Crucially, the cryptocurrency exchanges that engage in proprietary trading said that their traders do not have any advantages over customers. The report said, “Trading platforms that engage in proprietary trading on their own venues uniformly told the OAG that their trading desks had no informational or other trading advantage over customers.”

Report Raises ‘Serious Questions’: OAG

However, the report said that the high levels of proprietary trading on some exchanges raise “serious questions” about the hidden risks that customers face when using those platforms.

Commenting on these findings, the OAG said:

“Such high levels of proprietary trading raise serious questions about the risks customers face on those platforms. As a general principle, when a significant percentage of the volume in one or more assets on a venue is attributable to one source, customers face the risk that the availability of liquidity in those assets could change, without notice and at any time, including when liquidity is needed most – namely, in times of market volatility or rapid price movement.”

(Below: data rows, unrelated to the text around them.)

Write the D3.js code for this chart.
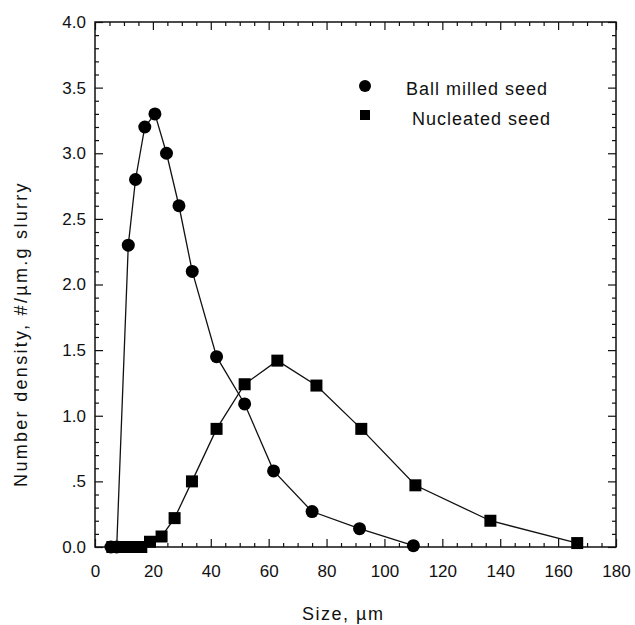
<!DOCTYPE html>
<html><head><meta charset="utf-8">
<script src="https://cdn.jsdelivr.net/npm/d3@7"></script>
<style>body{margin:0;background:#fff}svg{display:block}text{font-family:"Liberation Sans",Arial,sans-serif;fill:#111}</style>
</head><body><svg id="c" width="635" height="625"></svg>
<script>
const ballSize = [5.5, 7.5, 11.5, 14, 17.2, 20.7, 24.7, 29, 33.6, 42, 51.7, 61.7, 75, 91.4, 110];
const ballDensity = [0, 0, 2.3, 2.8, 3.2, 3.3, 3.0, 2.6, 2.1, 1.45, 1.09, 0.58, 0.27, 0.14, 0.01];
const nucSize = [6, 8.5, 11, 13.5, 16, 19, 23, 27.5, 33.5, 42, 51.7, 63, 76.5, 92, 110.7, 136.6, 166.6];
const nucDensity = [0, 0, 0, 0, 0, 0.04, 0.08, 0.22, 0.5, 0.9, 1.24, 1.42, 1.23, 0.9, 0.47, 0.2, 0.03];
const xTicks = [0, 20, 40, 60, 80, 100, 120, 140, 160, 180];
const yTicks = [0, 0.5, 1.0, 1.5, 2.0, 2.5, 3.0, 3.5, 4.0];
const yTickLabels = ["0.0", ".5", "1.0", "1.5", "2.0", "2.5", "3.0", "3.5", "4.0"];
const seriesNames = ["Ball milled seed", " Nucleated seed"];

const svg = d3.select("#c");
const L = 95, R = 616, T = 22, B = 547;
const x = d3.scaleLinear().domain([0, 180]).range([L, R]);
const y = d3.scaleLinear().domain([0, 4]).range([B, T]);

const xMinor = d3.range(0, 181, 5).filter(v => v % 20 !== 0);
const yMinor = d3.range(0, 41, 1).map(v => v / 10).filter(v => Math.round(v * 10) % 5 !== 0);

function styleAxis(g) {
  g.select(".domain").remove();
  g.selectAll("line").attr("stroke", "#111").attr("stroke-width", 1.2);
  g.selectAll("text").attr("font-size", 17).style("font-family", '"Liberation Sans",Arial,sans-serif');
}
// bottom
svg.append("g").attr("transform", `translate(0,${B})`)
  .call(d3.axisBottom(x).tickValues(xTicks).tickSize(-8).tickPadding(18).tickFormat(d3.format("d")))
  .call(styleAxis);
svg.append("g").attr("transform", `translate(0,${B})`)
  .call(d3.axisBottom(x).tickValues(xMinor).tickSize(-4).tickFormat(""))
  .call(styleAxis);
// top
svg.append("g").attr("transform", `translate(0,${T})`)
  .call(d3.axisTop(x).tickValues(xTicks).tickSize(-8).tickFormat(""))
  .call(styleAxis);
svg.append("g").attr("transform", `translate(0,${T})`)
  .call(d3.axisTop(x).tickValues(xMinor).tickSize(-4).tickFormat(""))
  .call(styleAxis);
// left
svg.append("g").attr("transform", `translate(${L},0)`)
  .call(d3.axisLeft(y).tickValues(yTicks).tickSize(-8).tickPadding(9).tickFormat((d, i) => yTickLabels[i]))
  .call(styleAxis);
svg.append("g").attr("transform", `translate(${L},0)`)
  .call(d3.axisLeft(y).tickValues(yMinor).tickSize(-4).tickFormat(""))
  .call(styleAxis);
// right
svg.append("g").attr("transform", `translate(${R},0)`)
  .call(d3.axisRight(y).tickValues(yTicks).tickSize(-8).tickFormat(""))
  .call(styleAxis);
svg.append("g").attr("transform", `translate(${R},0)`)
  .call(d3.axisRight(y).tickValues(yMinor).tickSize(-4).tickFormat(""))
  .call(styleAxis);

svg.append("rect").attr("x", L).attr("y", T).attr("width", R - L).attr("height", B - T)
  .attr("fill", "none").attr("stroke", "#111").attr("stroke-width", 1.5);

const line = d3.line().x(d => x(d[0])).y(d => y(d[1]));
const ball = ballSize.map((s, i) => [s, ballDensity[i]]);
const nuc = nucSize.map((s, i) => [s, nucDensity[i]]);

svg.append("path").datum(ball).attr("d", line).attr("fill", "none").attr("stroke", "#111").attr("stroke-width", 1.3);
svg.append("path").datum(nuc).attr("d", line).attr("fill", "none").attr("stroke", "#111").attr("stroke-width", 1.3);

svg.append("g").selectAll("rect").data(nuc).join("rect")
  .attr("x", d => x(d[0]) - 6).attr("y", d => y(d[1]) - 6)
  .attr("width", 12).attr("height", 12).attr("fill", "#000");
svg.append("g").selectAll("circle").data(ball).join("circle")
  .attr("cx", d => x(d[0])).attr("cy", d => y(d[1])).attr("r", 6.5).attr("fill", "#000");

// legend
svg.append("circle").attr("cx", 365).attr("cy", 86).attr("r", 6).attr("fill", "#000");
svg.append("rect").attr("x", 360).attr("y", 110).attr("width", 10).attr("height", 10).attr("fill", "#000");
svg.append("text").attr("x", 406).attr("y", 95).attr("font-size", 18).attr("letter-spacing", 1).text(seriesNames[0]);
svg.append("text").attr("x", 406).attr("y", 125).attr("font-size", 18).attr("letter-spacing", 1)
  .attr("xml:space", "preserve").style("white-space", "pre").text(seriesNames[1]);

// axis titles
svg.append("text").attr("x", 302).attr("y", 620).attr("font-size", 18).attr("letter-spacing", 1.5).text("Size, \u00b5m");
svg.append("text").attr("transform", "translate(27,334) rotate(-90)").attr("text-anchor", "middle")
  .attr("font-size", 18).attr("letter-spacing", 2.3).text("Number density, #/\u00b5m.g slurry");
</script></body></html>
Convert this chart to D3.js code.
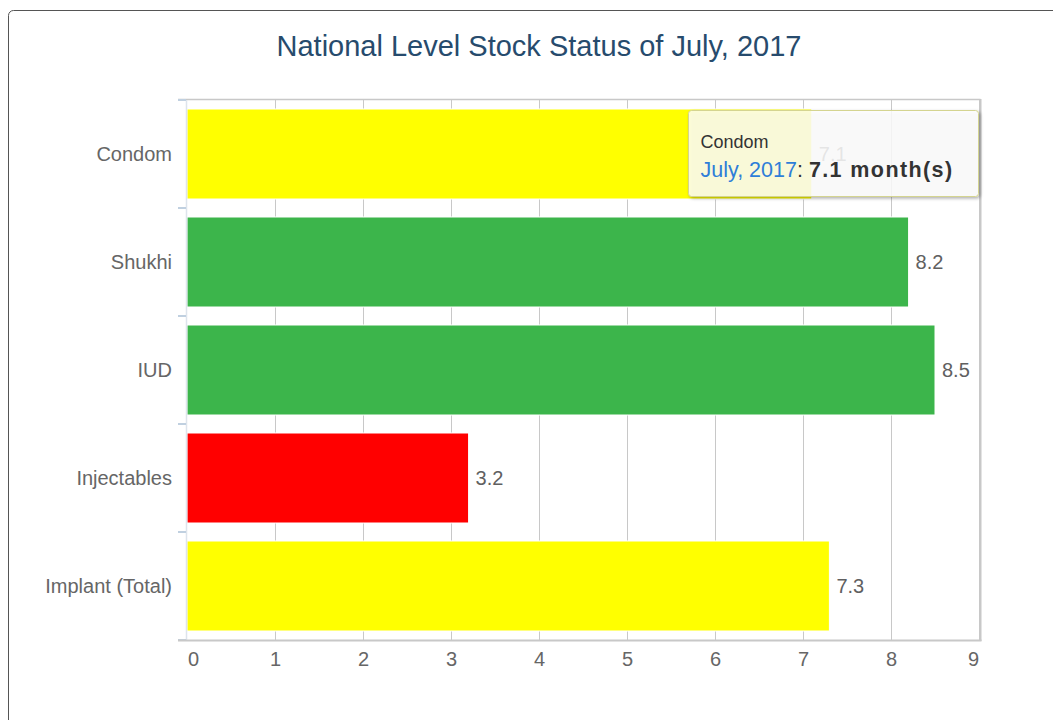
<!DOCTYPE html>
<html>
<head>
<meta charset="utf-8">
<script src="https://cdn.jsdelivr.net/npm/d3@7"></script>
<style>
  body { margin: 0; background: #fff; font-family: "Liberation Sans", Arial, sans-serif; }
</style>
</head>
<body>
<div id="chart"></div>
<script>
// data
const categories = ["Condom", "Shukhi", "IUD", "Injectables", "Implant (Total)"];
const months = [7.1, 8.2, 8.5, 3.2, 7.3];
const xTicks = [0, 1, 2, 3, 4, 5, 6, 7, 8, 9];
const chartTitle = "National Level Stock Status of July, 2017";
const periodName = "July, 2017";

const svgwidth = 1053;
const svgheight = 720;

const plot = { left: 186, right: 980.5, top: 100, bottom: 640 };
const labelSize = '20px';

const svg = d3.select('#chart').append('svg')
    .attr('width', svgwidth).attr('height', svgheight);

// outer frame (runs off the page to the right and bottom)
svg.append('rect')
    .attr('x', 8.5).attr('y', 10.5)
    .attr('width', 1200).attr('height', 900)
    .attr('rx', 5)
    .attr('fill', '#fff')
    .attr('stroke', '#555')
    .attr('stroke-width', 1);

// title
svg.append('text')
    .attr('x', 539).attr('y', 56)
    .attr('text-anchor', 'middle')
    .attr('fill', '#274b6d')
    .style('font-size', '29px')
    .text(chartTitle);

// scales
const x = d3.scaleLinear().domain([0, 9]).range([187, 979]);
const y = d3.scaleBand().domain(categories).range([plot.top, plot.bottom]);
const colour = d3.scaleThreshold().domain([4, 8]).range(['#ff0000', '#ffff00', '#3cb54b']);

// grid lines
svg.append('g').selectAll('line')
    .data(xTicks.slice(1)).enter()
    .append('line')
    .attr('x1', d => Math.round(x(d)) + 0.5).attr('x2', d => Math.round(x(d)) + 0.5)
    .attr('y1', plot.top).attr('y2', plot.bottom)
    .attr('stroke', '#c8c8c8').attr('stroke-width', 1);

// top and right plot border
svg.append('line')
    .attr('x1', 178).attr('x2', plot.right).attr('y1', plot.top - 0.5).attr('y2', plot.top - 0.5)
    .attr('stroke', '#c8c8c8').attr('stroke-width', 1.5);
svg.append('line')
    .attr('x1', plot.right).attr('x2', plot.right).attr('y1', plot.top - 1).attr('y2', plot.bottom + 1)
    .attr('stroke', '#c8c8c8').attr('stroke-width', 2);

// bars
const bandPad = 9;
svg.append('g').selectAll('rect')
    .data(months).enter()
    .append('rect')
    .attr('x', x(0))
    .attr('y', (d, i) => y(categories[i]) + bandPad)
    .attr('width', d => x(d) - x(0))
    .attr('height', y.bandwidth() - 2 * bandPad)
    .attr('fill', d => colour(d))
    .attr('stroke', '#fff').attr('stroke-width', 1);

// data labels
svg.append('g').selectAll('text')
    .data(months).enter()
    .append('text')
    .attr('x', d => x(d) + 7)
    .attr('y', (d, i) => y(categories[i]) + y.bandwidth() / 2 + 7)
    .attr('fill', '#606060')
    .style('font-size', labelSize)
    .text(d => d.toFixed(1));

// y axis (left)
const yAxis = svg.append('g');
yAxis.append('line')
    .attr('x1', 186.5).attr('x2', 186.5).attr('y1', plot.top).attr('y2', plot.bottom)
    .attr('stroke', '#dde4ec').attr('stroke-width', 1.5);
yAxis.selectAll('line.tick')
    .data(d3.range(categories.length + 1)).enter()
    .append('line').attr('class', 'tick')
    .attr('x1', 178).attr('x2', 186)
    .attr('y1', d => plot.top + d * y.bandwidth())
    .attr('y2', d => plot.top + d * y.bandwidth())
    .attr('stroke', '#c0d0e0').attr('stroke-width', 2);
yAxis.selectAll('text')
    .data(categories).enter()
    .append('text')
    .attr('x', 172)
    .attr('y', d => y(d) + y.bandwidth() / 2 + 7)
    .attr('text-anchor', 'end')
    .attr('fill', '#666')
    .style('font-size', labelSize)
    .text(d => d);

// x axis (bottom)
const xAxis = d3.axisBottom(x).tickValues(xTicks).tickSize(0).tickPadding(0);
const xg = svg.append('g').attr('transform', `translate(0, ${plot.bottom})`).call(xAxis);
xg.select('.domain').remove();
xg.append('line')
    .attr('x1', 178).attr('x2', plot.right + 1).attr('y1', 0.5).attr('y2', 0.5)
    .attr('stroke', '#c8c8c8').attr('stroke-width', 2);
xg.selectAll('.tick text')
    .attr('y', 26)
    .attr('dy', null)
    .attr('fill', '#666')
    .style('font-size', labelSize)
    .style('font-family', '"Liberation Sans", Arial, sans-serif')
    .attr('dx', d => d === 0 ? 6 : (d === 9 ? -6 : 0));

// tooltip over Condom
const defs = svg.append('defs');
const f = defs.append('filter').attr('id', 'shadow').attr('x', '-10%').attr('y', '-10%').attr('width', '130%').attr('height', '140%');
f.append('feDropShadow').attr('dx', 1.5).attr('dy', 1.5).attr('stdDeviation', 1.5).attr('flood-color', '#000').attr('flood-opacity', 0.35);
const tip = svg.append('g').attr('transform', 'translate(688.5, 110.5)');
tip.append('rect')
    .attr('width', 290).attr('height', 86).attr('rx', 3)
    .attr('fill', 'rgba(255,255,255,0.82)')
    .attr('stroke', '#d4d490').attr('stroke-width', 1)
    .attr('filter', 'url(#shadow)');
tip.append('text')
    .attr('x', 12).attr('y', 37)
    .attr('fill', '#333')
    .style('font-size', '18px')
    .text(categories[0]);
const tline = tip.append('text')
    .attr('x', 12).attr('y', 66)
    .attr('fill', '#333')
    .style('font-size', '21.5px');
tline.append('tspan').attr('fill', '#2f7ed8').text(periodName);
tline.append('tspan').text(': ');
tline.append('tspan').style('font-weight', 'bold').style('letter-spacing', '1.4px').text(`${months[0]} month(s)`);
</script>
</body>
</html>
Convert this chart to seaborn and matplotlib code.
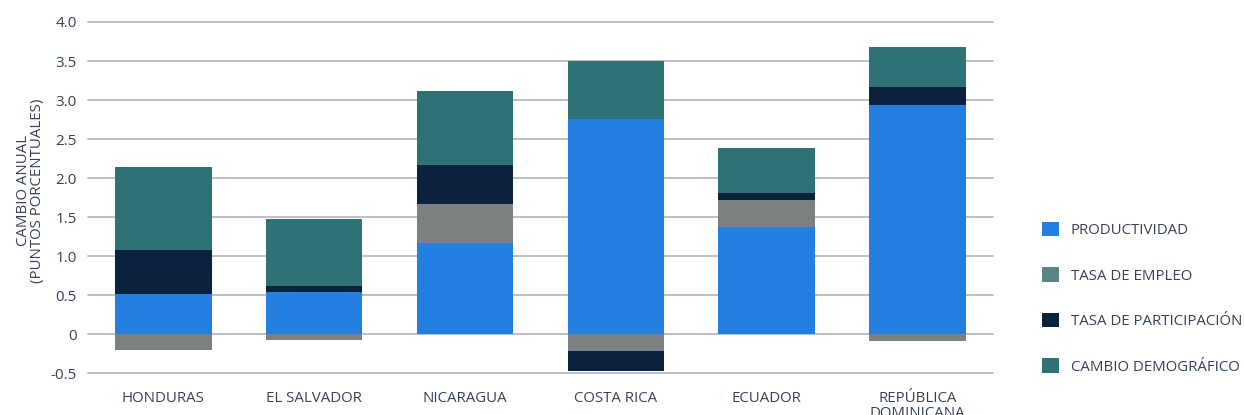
import numpy as np
import pandas as pd
import seaborn as sns
import matplotlib.pyplot as plt
from matplotlib.patches import Patch

paises = ["HONDURAS", "EL SALVADOR", "NICARAGUA", "COSTA RICA", "ECUADOR", "REPÚBLICA\nDOMINICANA"]
productividad = [0.51, 0.54, 1.17, 2.76, 1.37, 2.94]
tasa_empleo = [-0.20, -0.08, 0.50, -0.22, 0.35, -0.09]
tasa_participacion = [0.57, 0.07, 0.50, -0.25, 0.09, 0.23]
cambio_demografico = [1.06, 0.87, 0.95, 0.74, 0.58, 0.51]

componentes = ["PRODUCTIVIDAD", "TASA DE EMPLEO", "TASA DE PARTICIPACIÓN", "CAMBIO DEMOGRÁFICO"]
series = [productividad, tasa_empleo, tasa_participacion, cambio_demografico]
colores_barra = ["#237ee0", "#7d8080", "#0a2240", "#2e7275"]
colores_leyenda = ["#237ee0", "#5a8586", "#0a2240", "#2e7275"]

y_ticks = [-0.5, 0, 0.5, 1.0, 1.5, 2.0, 2.5, 3.0, 3.5, 4.0]
y_tick_labels = ["-0.5", "0", "0.5", "1.0", "1.5", "2.0", "2.5", "3.0", "3.5", "4.0"]

sns.set_theme(style="white")
plt.rcParams["font.family"] = ["Open Sans", "DejaVu Sans"]
texto = "#34425a"

fig = plt.figure(figsize=(12.44, 4.15), dpi=100)
ax = fig.add_axes([0.0707, 0.101, 0.7275, 0.846])

# stacked bars: positive parts grow upward, negative parts downward
pos_base = np.zeros(len(paises))
neg_base = np.zeros(len(paises))
for nombre, valores, color in zip(componentes, series, colores_barra):
    v = np.array(valores, dtype=float)
    bottom = np.where(v >= 0, pos_base, neg_base)
    df = pd.DataFrame({"pais": paises, "valor": v})
    sns.barplot(data=df, x="pais", y="valor", color=color, bottom=bottom,
                width=0.64, saturation=1, ax=ax, zorder=3, linewidth=0)
    pos_base = pos_base + np.where(v > 0, v, 0)
    neg_base = neg_base + np.where(v < 0, v, 0)

ax.set_ylim(-0.5, 4.0)
ax.set_xlim(-0.5, len(paises) - 0.5)
ax.set_yticks(y_ticks)
ax.set_yticklabels(y_tick_labels)
for y in y_ticks:
    ax.axhline(y, color="#b9bac2", lw=1.3, zorder=1, clip_on=False)
for s in ax.spines.values():
    s.set_visible(False)
ax.tick_params(axis="y", length=0, pad=8, labelsize=11, labelcolor=texto)
ax.tick_params(axis="x", length=0, pad=13, labelsize=10.8, labelcolor=texto)
for lbl in ax.get_xticklabels():
    lbl.set_verticalalignment("top")
    lbl.set_linespacing(1.0)
ax.set_xlabel("")
ax.set_ylabel("")
fig.text(0.0245, 0.54, "CAMBIO ANUAL\n(PUNTOS PORCENTUALES)", rotation=90,
         ha="center", va="center", fontsize=10.8, color=texto, linespacing=0.95)

handles = [Patch(facecolor=c, edgecolor="none") for c in colores_leyenda]
fig.legend(handles, componentes, loc="upper left", bbox_to_anchor=(0.833, 0.48),
           frameon=False, fontsize=10.8, labelcolor=texto, handlelength=1.1,
           handleheight=1.1, handletextpad=0.8, labelspacing=1.95, borderaxespad=0)

fig.savefig("out.png", dpi=100)
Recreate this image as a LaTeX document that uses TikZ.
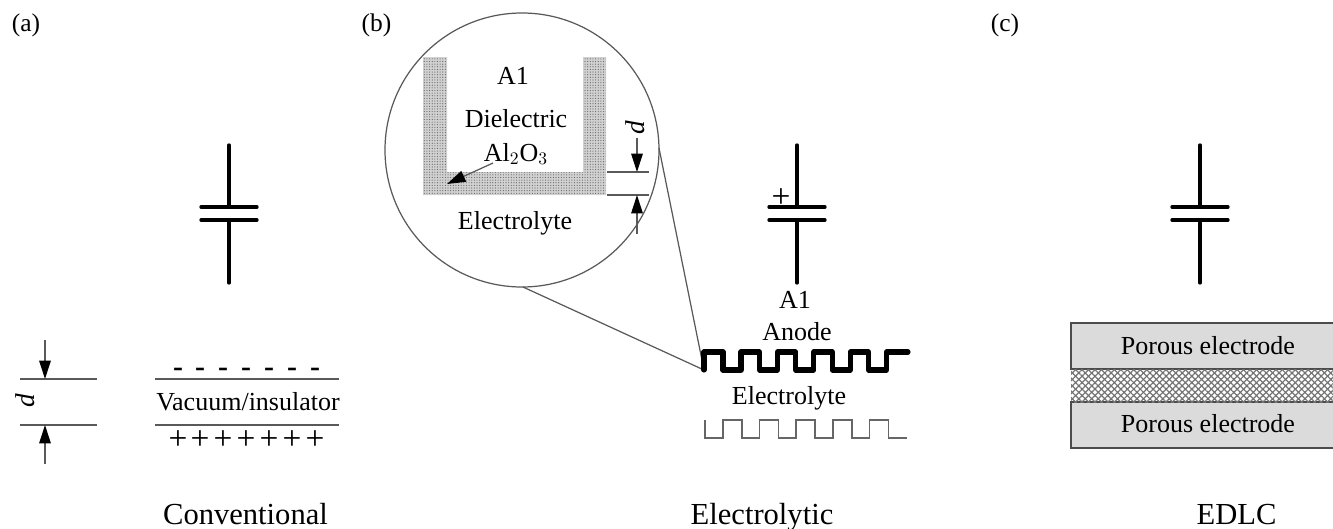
\documentclass[tikz,border=0pt]{standalone}
\usepackage{fontspec}
\setmainfont{Liberation Serif}
\usetikzlibrary{arrows.meta, patterns.meta}
\tikzset{>={Triangle[length=10.5pt,width=6.6pt,color=black,fill=black]}}
\tikzset{
    lbl/.style={inner sep=0pt, font=\fontsize{14.8}{17}\selectfont},
    caption/.style={inner sep=0pt, anchor=base, font=\fontsize{17.4}{20}\selectfont},
    panel/.style={inner sep=0pt, font=\fontsize{14.5}{17}\selectfont},
    plussign/.style={inner sep=0pt, font=\fontsize{19}{22}\selectfont},
    minussign/.style={inner sep=0pt, font=\fontsize{17}{18}\selectfont\bfseries},
    dist/.style={inner sep=0pt, font=\fontsize{15.5}{18}\selectfont\itshape},
    thinline/.style={draw=black!65, line width=0.7pt},
    plate/.style={line width=1.9pt, line cap=round},
    elec/.style={draw=black!70, fill=black!14, line width=0.7pt},
    dotfill/.style={pattern={Dots[radius=0.34pt,distance=1.5pt]}, pattern color=black!60}
}

\begin{document}
\begin{tikzpicture}[x=0.02cm, y=-0.02cm]
    \useasboundingbox (0,0) rectangle (1333,528);
    % panel labels
    \node[panel] (pa) at (26,25) {(a)};
    \node[panel] (pb) at (376.5,25) {(b)};
    \node[panel] (pc) at (1005,25) {(c)};
    % capacitor symbols
    \foreach \x in {229,797,1200} {
        \draw[plate] (\x,145) -- (\x,207);
        \draw[plate] (\x-28,207) -- (\x+28,207);
        \draw[plate] (\x-28,220) -- (\x+28,220);
        \draw[plate] (\x,220) -- (\x,283);
    }
    \node[plussign] (cplus) at (781,198) {+};
    % (a) conventional
    \draw[thinline] (20,379) -- (97,379);
    \draw[thinline] (20,425) -- (97,425);
    \draw[thinline, ->] (45,340) -- (45,379);
    \draw[thinline, ->] (45,464) -- (45,425);
    \node[dist, rotate=90] (da) at (25,401) {d};
    \draw[thinline] (155,379) -- (339,379);
    \draw[thinline] (155,425) -- (339,425);
    \node[lbl] (vac) at (248,402) {Vacuum/insulator};
    \foreach \x [count=\i] in {178,200,223,246,269,292,315} {
        \node[minussign] (minus\i) at (\x,372) {-};
        \node[plussign] (plus\i) at (\x,440) {+};
    }
    \node[caption] (conv) at (245.5,524) {Conventional};
    % (b) magnified view
    \draw[thinline] (522,150) circle (137);
    \fill[black!18] (423,57) -- (447,57) -- (447,172) -- (583,172) -- (583,57) -- (606,57) -- (606,195) -- (423,195) -- cycle;
    \fill[dotfill] (423,57) -- (447,57) -- (447,172) -- (583,172) -- (583,57) -- (606,57) -- (606,195) -- (423,195) -- cycle;
    \node[lbl] (al) at (513,76) {A1};
    \node[lbl] (diel) at (516,119) {Dielectric};
    \node[lbl] (oxide) at (516,154) {Al$_2$O$_3$};
    \node[lbl] (elyt) at (515,223) {Electrolyte};
    \draw[thinline, ->] (493,163) -- (447,184);
    \draw[thinline] (607,172) -- (649,172);
    \draw[thinline] (607,195) -- (649,195);
    \draw[thinline, ->] (637,138) -- (637,172);
    \draw[thinline, ->] (637,234) -- (637,195);
    \node[dist, rotate=90] (db) at (635,128) {d};
    \coordinate (tipa) at (659,148);
    \coordinate (tipb) at (523,287);
    \coordinate (tipc) at (704,370);
    \draw[thinline] (tipa) -- (tipc) -- (tipb);
    % (b) anode and electrolyte
    \draw[line width=2.9pt, line join=round, line cap=round] (704,370) -- (704,352)
        \foreach \x in {0,36.4,...,146} { -- (723+\x,352) -- (723+\x,370) -- (741+\x,370) -- (741+\x,352) } -- (908,352);
    \draw[draw=black!60, line width=0.9pt] (705,420) -- (705,438)
        \foreach \x in {0,36.6,...,147} { -- (723+\x,438) -- (723+\x,420) -- (742+\x,420) -- (742+\x,438) } -- (907,438);
    \node[lbl] (alb) at (795,300) {A1};
    \node[lbl] (anode) at (797,332) {Anode};
    \node[lbl] (elytb) at (789,398) {Electrolyte};
    \node[caption] (ecap) at (762,524) {Electrolytic};
    % (c) EDLC
    \draw[elec] (1071,323) rectangle (1334,369);
    \draw[elec] (1071,402) rectangle (1334,448);
    \fill[pattern={Lines[angle=45,distance=2.6pt,line width=0.7pt]}, pattern color=black!55] (1071,369) rectangle (1334,402);
    \fill[pattern={Lines[angle=-45,distance=2.6pt,line width=0.7pt]}, pattern color=black!55] (1071,369) rectangle (1334,402);
    \node[lbl] (pora) at (1208,346) {Porous electrode};
    \node[lbl] (porb) at (1208,424) {Porous electrode};
    \node[caption] (edlc) at (1236.5,524) {EDLC};
\end{tikzpicture}
\end{document}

“That certain platforms themselves account for such high levels of activity on their own venues also calls into question whether the natural market for virtual currencies on those platforms is as robust as customers might believe it to be,” the report added.

CCN.com has reached out to Coinbase and bitFlyer USA for comment on their proprietary trading policies and will update this article upon receiving a reply.

Update 9/20: Coinbase published a blog post  claiming, contra the OAG report, that it does not engage in proprietary trading.